--- Start of Provided records ---
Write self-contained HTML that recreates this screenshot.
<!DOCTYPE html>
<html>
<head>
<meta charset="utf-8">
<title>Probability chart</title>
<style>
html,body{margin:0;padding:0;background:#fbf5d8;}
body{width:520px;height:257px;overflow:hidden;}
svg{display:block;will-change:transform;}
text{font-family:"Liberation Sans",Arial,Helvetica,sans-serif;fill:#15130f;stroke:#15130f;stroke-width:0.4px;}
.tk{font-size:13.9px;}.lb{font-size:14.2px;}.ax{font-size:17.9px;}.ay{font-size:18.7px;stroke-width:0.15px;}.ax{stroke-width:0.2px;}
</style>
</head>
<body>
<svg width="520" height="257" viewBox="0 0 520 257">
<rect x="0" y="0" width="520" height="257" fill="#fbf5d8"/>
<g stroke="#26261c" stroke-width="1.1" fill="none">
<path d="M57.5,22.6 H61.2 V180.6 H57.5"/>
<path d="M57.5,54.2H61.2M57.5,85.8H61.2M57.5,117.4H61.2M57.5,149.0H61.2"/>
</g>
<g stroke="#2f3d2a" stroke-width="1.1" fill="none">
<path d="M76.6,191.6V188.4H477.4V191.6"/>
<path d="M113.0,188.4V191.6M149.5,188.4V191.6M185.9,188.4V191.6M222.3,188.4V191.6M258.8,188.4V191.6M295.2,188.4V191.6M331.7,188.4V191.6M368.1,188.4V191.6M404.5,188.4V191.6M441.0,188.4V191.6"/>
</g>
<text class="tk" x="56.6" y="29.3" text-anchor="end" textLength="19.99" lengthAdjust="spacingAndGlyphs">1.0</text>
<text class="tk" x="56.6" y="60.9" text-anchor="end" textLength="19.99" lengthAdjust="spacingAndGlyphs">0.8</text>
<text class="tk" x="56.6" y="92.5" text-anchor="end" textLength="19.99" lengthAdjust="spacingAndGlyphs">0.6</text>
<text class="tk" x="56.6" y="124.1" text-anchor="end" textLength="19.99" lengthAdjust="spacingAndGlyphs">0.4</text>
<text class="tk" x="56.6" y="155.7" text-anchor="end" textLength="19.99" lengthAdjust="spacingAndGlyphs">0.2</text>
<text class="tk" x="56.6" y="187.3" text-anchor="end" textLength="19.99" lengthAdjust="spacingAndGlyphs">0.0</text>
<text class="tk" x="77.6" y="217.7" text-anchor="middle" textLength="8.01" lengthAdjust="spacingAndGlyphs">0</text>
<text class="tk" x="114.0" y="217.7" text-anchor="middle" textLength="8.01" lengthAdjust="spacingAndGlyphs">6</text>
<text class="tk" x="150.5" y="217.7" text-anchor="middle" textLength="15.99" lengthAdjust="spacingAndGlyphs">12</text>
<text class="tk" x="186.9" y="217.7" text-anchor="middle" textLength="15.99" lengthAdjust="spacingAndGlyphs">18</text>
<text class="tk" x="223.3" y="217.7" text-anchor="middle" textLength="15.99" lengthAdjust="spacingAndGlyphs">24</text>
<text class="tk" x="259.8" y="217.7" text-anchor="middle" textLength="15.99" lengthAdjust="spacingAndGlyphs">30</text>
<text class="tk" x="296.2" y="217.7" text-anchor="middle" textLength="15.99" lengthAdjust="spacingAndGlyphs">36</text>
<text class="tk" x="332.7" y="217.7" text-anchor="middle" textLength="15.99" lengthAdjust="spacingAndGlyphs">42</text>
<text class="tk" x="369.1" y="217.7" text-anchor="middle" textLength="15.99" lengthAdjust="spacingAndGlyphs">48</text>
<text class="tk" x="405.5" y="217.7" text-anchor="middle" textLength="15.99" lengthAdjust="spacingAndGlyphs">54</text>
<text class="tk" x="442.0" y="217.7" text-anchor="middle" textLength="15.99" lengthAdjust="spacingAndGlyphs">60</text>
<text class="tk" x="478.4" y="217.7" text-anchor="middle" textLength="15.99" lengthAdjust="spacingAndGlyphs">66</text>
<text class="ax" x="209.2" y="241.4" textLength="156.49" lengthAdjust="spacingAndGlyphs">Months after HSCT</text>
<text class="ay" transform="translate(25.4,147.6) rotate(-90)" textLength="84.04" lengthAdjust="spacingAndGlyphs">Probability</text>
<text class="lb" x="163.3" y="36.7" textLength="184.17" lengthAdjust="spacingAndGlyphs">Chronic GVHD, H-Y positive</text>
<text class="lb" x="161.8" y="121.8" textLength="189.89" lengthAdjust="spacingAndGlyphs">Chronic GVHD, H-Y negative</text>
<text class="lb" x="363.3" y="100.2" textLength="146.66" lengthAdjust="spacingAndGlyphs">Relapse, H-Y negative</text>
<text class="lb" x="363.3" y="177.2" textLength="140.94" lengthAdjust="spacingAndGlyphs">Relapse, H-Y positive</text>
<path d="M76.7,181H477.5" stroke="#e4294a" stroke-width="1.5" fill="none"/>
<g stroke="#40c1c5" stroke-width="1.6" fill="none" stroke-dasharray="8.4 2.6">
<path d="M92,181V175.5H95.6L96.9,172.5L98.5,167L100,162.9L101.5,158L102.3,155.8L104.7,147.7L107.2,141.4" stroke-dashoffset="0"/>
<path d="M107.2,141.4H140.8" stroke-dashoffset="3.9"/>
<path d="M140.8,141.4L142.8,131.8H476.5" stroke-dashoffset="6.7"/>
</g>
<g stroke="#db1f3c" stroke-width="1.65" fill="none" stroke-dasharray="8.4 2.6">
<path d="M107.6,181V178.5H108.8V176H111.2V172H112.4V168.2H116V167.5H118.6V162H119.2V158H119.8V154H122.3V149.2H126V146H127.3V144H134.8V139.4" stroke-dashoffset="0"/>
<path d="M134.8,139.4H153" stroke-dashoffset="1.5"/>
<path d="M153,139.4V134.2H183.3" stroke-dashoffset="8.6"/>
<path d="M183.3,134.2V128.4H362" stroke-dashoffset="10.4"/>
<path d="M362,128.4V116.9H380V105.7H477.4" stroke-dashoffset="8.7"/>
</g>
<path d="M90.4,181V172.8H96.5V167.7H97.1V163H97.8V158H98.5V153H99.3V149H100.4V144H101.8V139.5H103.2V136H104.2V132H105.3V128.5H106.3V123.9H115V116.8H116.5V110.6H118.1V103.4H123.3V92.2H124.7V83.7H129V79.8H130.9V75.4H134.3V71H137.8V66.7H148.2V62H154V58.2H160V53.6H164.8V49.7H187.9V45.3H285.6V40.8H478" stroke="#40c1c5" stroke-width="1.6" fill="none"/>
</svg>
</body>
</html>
--- End of Provided records ---
--- Start of Provided records ---
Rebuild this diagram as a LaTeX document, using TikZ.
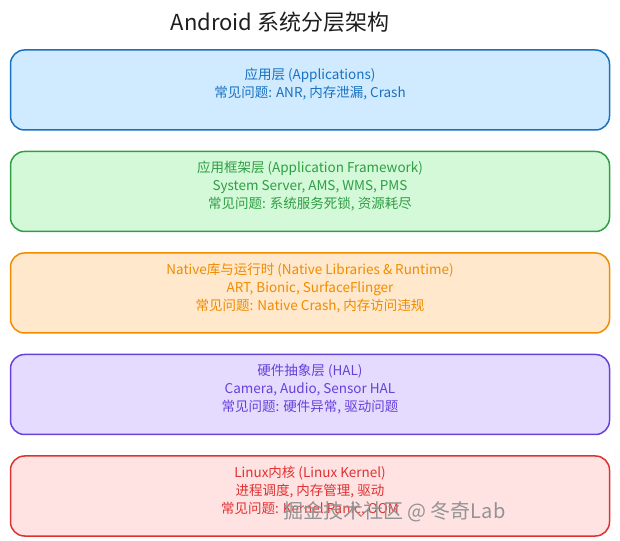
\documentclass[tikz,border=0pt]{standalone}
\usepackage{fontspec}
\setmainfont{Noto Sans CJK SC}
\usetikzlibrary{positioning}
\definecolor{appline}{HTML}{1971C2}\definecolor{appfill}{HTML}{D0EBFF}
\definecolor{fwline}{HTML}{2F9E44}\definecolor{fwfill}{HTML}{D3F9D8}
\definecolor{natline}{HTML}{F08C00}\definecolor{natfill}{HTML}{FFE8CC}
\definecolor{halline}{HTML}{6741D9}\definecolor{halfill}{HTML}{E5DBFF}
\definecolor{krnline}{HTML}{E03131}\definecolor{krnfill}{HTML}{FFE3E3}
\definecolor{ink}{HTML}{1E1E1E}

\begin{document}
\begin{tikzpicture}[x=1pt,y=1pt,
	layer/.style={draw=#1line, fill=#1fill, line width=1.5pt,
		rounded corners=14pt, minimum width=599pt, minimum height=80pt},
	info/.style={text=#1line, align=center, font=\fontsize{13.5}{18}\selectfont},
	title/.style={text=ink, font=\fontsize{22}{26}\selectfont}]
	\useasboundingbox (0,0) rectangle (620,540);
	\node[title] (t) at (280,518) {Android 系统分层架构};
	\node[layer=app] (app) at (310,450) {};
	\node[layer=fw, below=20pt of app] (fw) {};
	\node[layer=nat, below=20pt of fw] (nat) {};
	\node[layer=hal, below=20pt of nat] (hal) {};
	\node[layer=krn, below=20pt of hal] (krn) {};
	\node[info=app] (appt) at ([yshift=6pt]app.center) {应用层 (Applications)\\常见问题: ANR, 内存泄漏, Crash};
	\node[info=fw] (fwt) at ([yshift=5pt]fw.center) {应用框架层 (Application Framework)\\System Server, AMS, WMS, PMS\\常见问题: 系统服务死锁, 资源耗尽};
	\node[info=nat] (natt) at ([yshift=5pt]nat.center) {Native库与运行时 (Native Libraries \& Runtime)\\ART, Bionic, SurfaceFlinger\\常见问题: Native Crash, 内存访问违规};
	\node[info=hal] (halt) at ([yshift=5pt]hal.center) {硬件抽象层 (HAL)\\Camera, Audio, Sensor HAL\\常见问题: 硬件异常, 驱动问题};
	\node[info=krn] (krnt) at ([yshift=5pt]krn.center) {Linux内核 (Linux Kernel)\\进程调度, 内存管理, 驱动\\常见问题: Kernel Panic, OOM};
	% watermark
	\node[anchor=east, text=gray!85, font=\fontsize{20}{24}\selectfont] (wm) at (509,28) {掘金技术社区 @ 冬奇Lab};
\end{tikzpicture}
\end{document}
--- End of Provided records ---
Pick out each line containing the string "this" and copy it.

Complete output
Write self-contained HTML that recreates this screenshot.
Rebuild this diagram as a LaTeX document, using TikZ.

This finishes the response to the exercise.